## WHAT THE TASK REQUIRES
From the listing below, pull out every line where the string "with" appears.

## MATERIAL PROVIDED
-- Begin --
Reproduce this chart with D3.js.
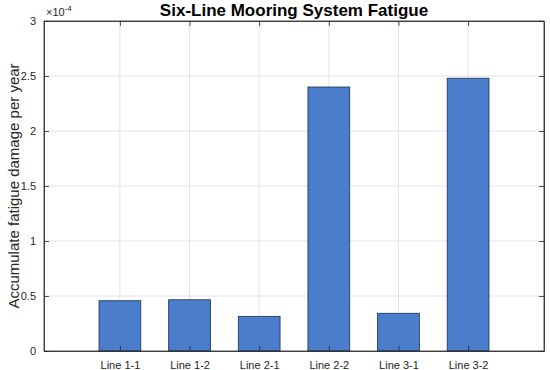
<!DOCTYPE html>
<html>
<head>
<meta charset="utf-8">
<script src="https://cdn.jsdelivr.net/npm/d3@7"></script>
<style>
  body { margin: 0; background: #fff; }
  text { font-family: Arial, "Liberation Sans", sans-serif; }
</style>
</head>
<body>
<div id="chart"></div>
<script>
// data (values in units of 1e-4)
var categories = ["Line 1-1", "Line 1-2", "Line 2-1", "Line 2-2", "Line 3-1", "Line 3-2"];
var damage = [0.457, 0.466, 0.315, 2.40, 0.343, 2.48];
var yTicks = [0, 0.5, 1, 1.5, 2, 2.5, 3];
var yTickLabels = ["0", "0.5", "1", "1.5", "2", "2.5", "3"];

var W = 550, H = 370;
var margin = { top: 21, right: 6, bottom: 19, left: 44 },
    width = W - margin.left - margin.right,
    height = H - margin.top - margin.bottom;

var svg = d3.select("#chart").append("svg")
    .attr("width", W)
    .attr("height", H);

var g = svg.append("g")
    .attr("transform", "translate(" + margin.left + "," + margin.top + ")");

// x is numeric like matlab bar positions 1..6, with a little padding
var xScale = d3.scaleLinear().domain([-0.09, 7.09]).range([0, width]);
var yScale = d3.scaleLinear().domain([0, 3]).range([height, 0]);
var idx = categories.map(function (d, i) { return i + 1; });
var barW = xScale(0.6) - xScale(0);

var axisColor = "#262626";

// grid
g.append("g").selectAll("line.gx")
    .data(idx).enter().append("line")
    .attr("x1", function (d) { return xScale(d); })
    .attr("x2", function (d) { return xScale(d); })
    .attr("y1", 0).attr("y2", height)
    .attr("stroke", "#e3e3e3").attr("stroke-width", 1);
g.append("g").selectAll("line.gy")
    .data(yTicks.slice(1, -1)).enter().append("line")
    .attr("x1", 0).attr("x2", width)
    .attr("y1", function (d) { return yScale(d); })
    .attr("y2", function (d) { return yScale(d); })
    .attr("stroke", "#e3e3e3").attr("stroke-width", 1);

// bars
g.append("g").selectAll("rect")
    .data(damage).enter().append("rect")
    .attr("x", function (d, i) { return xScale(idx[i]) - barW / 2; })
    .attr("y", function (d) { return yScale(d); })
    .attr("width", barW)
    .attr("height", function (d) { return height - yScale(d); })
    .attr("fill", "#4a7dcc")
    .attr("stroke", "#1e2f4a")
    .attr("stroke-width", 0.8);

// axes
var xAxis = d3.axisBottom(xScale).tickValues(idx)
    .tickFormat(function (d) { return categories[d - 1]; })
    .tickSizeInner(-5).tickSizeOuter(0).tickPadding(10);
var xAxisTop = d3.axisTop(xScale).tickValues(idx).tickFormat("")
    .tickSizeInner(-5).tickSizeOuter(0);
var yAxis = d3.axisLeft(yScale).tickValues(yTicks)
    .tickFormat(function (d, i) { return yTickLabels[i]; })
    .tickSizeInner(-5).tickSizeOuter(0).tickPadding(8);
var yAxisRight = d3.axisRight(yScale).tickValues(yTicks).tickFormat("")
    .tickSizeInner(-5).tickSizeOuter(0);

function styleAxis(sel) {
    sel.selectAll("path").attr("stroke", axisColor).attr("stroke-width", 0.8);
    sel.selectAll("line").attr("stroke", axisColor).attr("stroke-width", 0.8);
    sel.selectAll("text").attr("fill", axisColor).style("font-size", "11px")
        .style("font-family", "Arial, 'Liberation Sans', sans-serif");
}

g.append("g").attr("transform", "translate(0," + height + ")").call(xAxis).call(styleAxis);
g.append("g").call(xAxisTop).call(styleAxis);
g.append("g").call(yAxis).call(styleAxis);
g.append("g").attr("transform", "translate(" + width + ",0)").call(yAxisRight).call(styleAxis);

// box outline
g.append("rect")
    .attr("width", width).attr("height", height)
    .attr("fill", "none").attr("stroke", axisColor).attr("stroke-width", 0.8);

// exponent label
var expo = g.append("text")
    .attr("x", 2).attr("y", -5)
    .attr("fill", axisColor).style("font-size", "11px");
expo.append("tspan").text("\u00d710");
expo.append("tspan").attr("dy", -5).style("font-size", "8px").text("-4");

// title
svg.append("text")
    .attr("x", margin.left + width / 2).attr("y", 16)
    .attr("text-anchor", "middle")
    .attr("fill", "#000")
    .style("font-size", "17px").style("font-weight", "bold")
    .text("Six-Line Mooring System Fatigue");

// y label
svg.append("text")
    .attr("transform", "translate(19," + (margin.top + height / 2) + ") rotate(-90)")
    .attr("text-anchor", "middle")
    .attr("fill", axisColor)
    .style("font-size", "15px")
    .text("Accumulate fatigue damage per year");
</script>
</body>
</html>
-- End --
## REPLY TO THE EXERCISE
Reproduce this chart with D3.js.
// x is numeric like matlab bar positions 1..6, with a little padding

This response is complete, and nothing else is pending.